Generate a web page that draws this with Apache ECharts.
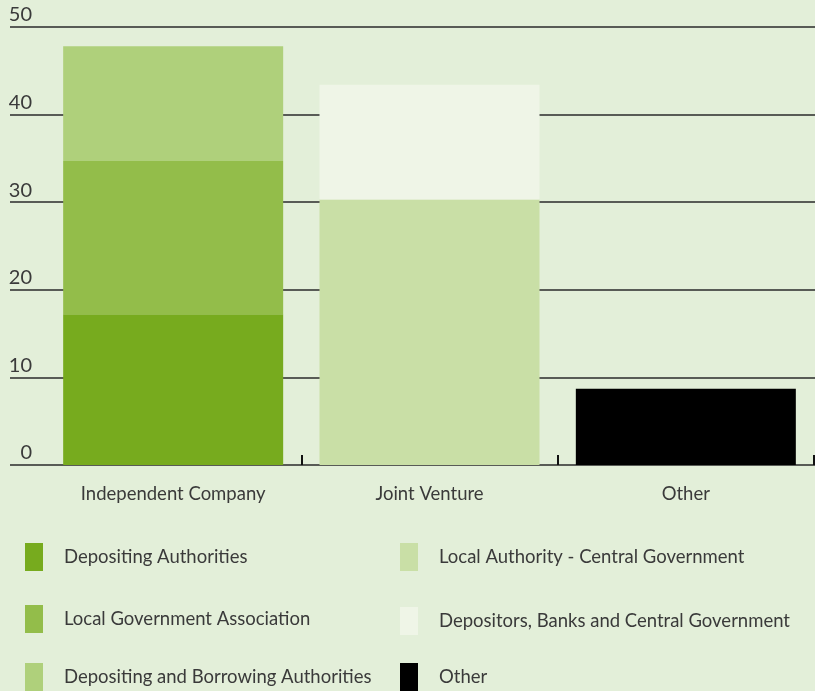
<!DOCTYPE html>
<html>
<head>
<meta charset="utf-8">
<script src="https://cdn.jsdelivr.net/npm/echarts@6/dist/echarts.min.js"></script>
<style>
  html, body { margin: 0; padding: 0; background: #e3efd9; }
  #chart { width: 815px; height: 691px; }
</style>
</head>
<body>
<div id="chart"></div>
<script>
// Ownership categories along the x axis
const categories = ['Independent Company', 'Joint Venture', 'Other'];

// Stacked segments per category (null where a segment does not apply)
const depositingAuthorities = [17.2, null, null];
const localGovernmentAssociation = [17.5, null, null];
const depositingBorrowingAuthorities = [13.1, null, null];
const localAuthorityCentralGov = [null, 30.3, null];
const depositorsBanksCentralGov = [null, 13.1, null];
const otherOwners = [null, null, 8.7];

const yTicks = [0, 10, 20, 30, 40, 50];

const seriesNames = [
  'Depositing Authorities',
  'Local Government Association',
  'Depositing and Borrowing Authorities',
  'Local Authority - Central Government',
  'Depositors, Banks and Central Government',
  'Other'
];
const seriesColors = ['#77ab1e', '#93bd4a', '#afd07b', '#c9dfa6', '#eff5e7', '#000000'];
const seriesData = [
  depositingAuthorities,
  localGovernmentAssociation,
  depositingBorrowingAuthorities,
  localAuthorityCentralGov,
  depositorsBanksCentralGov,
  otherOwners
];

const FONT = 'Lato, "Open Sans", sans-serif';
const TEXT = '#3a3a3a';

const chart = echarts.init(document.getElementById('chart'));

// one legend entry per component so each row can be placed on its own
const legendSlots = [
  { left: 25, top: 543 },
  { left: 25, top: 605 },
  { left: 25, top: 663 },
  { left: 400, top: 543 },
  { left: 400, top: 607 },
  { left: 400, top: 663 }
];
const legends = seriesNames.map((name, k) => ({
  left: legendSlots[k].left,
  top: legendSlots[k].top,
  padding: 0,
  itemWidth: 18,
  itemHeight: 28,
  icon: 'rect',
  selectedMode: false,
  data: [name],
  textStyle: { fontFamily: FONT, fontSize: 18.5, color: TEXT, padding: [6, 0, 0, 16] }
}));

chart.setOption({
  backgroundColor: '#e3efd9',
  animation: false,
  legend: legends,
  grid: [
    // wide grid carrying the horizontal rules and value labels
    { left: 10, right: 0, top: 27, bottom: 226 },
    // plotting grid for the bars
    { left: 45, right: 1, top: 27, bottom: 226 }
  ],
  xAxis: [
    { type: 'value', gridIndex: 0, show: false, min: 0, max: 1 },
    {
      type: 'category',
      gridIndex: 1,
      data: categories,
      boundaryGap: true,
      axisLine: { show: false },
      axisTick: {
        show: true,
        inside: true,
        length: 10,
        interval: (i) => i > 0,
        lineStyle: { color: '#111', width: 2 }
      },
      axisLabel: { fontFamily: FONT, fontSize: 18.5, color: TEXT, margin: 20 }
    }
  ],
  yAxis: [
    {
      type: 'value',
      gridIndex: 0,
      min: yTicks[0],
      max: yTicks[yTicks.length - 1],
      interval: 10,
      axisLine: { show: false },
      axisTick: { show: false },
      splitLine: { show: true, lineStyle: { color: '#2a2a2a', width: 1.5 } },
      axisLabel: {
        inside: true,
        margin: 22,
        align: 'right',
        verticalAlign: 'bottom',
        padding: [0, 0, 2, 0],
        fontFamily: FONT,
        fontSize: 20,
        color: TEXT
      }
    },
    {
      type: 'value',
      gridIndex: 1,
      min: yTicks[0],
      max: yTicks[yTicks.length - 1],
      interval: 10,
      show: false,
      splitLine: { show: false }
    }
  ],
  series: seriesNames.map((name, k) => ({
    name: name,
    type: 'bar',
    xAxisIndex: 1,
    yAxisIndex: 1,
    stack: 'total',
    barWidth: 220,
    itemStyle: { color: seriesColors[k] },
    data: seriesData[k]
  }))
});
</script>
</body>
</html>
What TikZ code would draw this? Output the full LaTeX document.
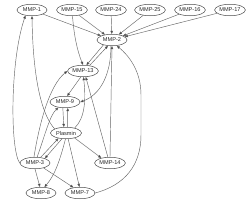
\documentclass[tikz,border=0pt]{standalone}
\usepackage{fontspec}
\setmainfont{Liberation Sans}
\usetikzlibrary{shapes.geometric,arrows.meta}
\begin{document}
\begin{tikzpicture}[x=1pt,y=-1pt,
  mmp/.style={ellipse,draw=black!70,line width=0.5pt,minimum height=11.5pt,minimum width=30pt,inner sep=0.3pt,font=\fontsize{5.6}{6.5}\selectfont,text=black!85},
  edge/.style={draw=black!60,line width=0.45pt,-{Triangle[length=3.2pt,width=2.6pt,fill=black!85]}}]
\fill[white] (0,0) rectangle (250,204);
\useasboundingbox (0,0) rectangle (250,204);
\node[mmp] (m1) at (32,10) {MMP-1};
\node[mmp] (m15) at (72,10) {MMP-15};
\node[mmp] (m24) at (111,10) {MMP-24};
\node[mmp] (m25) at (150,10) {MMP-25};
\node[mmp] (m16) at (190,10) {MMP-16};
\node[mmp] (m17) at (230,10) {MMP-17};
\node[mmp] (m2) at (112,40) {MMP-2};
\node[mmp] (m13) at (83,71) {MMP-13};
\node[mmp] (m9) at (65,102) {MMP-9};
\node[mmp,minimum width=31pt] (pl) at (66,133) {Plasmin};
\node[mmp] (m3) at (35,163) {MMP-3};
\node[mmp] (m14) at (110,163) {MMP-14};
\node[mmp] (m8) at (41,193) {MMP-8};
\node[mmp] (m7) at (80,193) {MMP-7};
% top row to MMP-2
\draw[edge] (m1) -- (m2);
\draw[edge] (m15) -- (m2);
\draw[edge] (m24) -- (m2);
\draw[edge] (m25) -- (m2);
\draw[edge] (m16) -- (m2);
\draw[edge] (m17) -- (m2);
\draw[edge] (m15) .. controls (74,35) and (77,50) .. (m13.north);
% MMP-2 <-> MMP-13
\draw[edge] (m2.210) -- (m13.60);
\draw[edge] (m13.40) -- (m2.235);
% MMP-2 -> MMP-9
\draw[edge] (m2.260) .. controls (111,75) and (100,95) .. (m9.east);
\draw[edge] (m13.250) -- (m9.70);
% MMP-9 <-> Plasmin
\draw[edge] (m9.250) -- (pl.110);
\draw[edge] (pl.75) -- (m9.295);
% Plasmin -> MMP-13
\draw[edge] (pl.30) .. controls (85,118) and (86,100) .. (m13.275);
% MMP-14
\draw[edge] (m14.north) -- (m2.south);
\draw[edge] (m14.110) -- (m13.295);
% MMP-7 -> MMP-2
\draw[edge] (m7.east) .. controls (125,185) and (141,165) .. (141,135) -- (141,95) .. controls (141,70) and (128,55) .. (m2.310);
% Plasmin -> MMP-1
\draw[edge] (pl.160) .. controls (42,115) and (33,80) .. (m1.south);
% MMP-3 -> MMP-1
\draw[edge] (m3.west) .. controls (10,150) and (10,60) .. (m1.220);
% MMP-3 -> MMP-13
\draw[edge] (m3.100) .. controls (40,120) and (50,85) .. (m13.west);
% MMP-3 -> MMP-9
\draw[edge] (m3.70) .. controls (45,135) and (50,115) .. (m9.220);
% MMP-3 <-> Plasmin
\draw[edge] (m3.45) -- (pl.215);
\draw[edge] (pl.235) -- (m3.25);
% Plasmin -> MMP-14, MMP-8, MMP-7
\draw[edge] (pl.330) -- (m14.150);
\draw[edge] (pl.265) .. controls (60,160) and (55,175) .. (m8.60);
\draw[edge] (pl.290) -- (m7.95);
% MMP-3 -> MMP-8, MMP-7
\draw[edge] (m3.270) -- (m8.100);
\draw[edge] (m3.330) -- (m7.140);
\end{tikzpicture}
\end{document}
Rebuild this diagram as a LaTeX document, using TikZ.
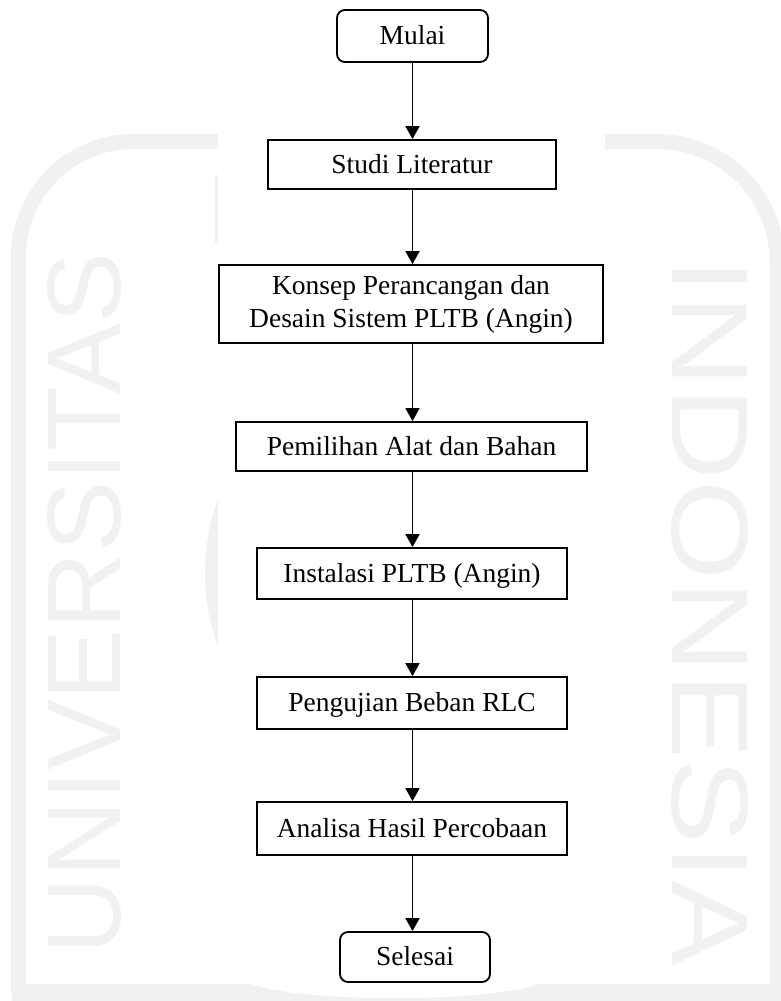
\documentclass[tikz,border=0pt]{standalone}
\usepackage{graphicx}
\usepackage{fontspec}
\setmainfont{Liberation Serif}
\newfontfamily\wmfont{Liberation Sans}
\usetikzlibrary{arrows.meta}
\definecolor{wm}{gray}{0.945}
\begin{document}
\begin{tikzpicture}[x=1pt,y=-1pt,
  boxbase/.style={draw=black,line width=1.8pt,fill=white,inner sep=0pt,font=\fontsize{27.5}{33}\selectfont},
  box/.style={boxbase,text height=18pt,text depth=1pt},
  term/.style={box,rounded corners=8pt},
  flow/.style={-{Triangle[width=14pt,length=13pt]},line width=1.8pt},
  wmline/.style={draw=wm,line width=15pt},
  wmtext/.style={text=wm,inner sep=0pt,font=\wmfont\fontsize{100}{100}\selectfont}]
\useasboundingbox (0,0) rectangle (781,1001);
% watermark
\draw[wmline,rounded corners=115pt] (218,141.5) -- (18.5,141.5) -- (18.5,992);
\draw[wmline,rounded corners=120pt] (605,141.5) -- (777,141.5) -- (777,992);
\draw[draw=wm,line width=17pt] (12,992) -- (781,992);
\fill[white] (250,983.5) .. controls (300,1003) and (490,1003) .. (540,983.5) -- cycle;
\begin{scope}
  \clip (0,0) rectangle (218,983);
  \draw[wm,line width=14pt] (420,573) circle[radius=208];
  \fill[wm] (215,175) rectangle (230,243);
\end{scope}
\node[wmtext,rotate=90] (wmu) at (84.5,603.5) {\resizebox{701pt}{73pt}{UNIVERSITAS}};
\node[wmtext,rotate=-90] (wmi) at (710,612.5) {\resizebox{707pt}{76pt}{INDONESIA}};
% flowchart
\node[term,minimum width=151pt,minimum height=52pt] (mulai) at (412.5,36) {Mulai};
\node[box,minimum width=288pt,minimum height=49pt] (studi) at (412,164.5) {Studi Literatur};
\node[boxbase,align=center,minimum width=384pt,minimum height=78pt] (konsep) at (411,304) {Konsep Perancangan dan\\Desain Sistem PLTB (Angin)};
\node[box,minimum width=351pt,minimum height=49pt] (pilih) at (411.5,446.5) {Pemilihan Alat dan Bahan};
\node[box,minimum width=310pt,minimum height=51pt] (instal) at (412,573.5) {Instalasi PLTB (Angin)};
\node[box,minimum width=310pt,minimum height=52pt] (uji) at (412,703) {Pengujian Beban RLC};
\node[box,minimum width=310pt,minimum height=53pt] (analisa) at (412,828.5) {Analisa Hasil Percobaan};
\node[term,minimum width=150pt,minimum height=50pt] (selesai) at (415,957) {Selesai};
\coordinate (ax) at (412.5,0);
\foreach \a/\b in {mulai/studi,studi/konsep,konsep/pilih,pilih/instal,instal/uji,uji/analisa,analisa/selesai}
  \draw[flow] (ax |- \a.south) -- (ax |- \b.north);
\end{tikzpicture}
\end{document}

────────

Write out exactly the lines between the start of the data and the line with "const chart = echarts.init(document.getElementById('chart'));", including both, but none of the pictures.

• [Correct output]
Generate a web page that draws this with Apache ECharts.
<!DOCTYPE html>
<html>
<head>
<meta charset="utf-8">
<script src="https://cdn.jsdelivr.net/npm/echarts@6/dist/echarts.min.js"></script>
<style>
  html, body { margin: 0; padding: 0; background: #e3efd9; }
  #chart { width: 815px; height: 691px; }
</style>
</head>
<body>
<div id="chart"></div>
<script>
// Ownership categories along the x axis
const categories = ['Independent Company', 'Joint Venture', 'Other'];

// Stacked segments per category (null where a segment does not apply)
const depositingAuthorities = [17.2, null, null];
const localGovernmentAssociation = [17.5, null, null];
const depositingBorrowingAuthorities = [13.1, null, null];
const localAuthorityCentralGov = [null, 30.3, null];
const depositorsBanksCentralGov = [null, 13.1, null];
const otherOwners = [null, null, 8.7];

const yTicks = [0, 10, 20, 30, 40, 50];

const seriesNames = [
  'Depositing Authorities',
  'Local Government Association',
  'Depositing and Borrowing Authorities',
  'Local Authority - Central Government',
  'Depositors, Banks and Central Government',
  'Other'
];
const seriesColors = ['#77ab1e', '#93bd4a', '#afd07b', '#c9dfa6', '#eff5e7', '#000000'];
const seriesData = [
  depositingAuthorities,
  localGovernmentAssociation,
  depositingBorrowingAuthorities,
  localAuthorityCentralGov,
  depositorsBanksCentralGov,
  otherOwners
];

const FONT = 'Lato, "Open Sans", sans-serif';
const TEXT = '#3a3a3a';

const chart = echarts.init(document.getElementById('chart'));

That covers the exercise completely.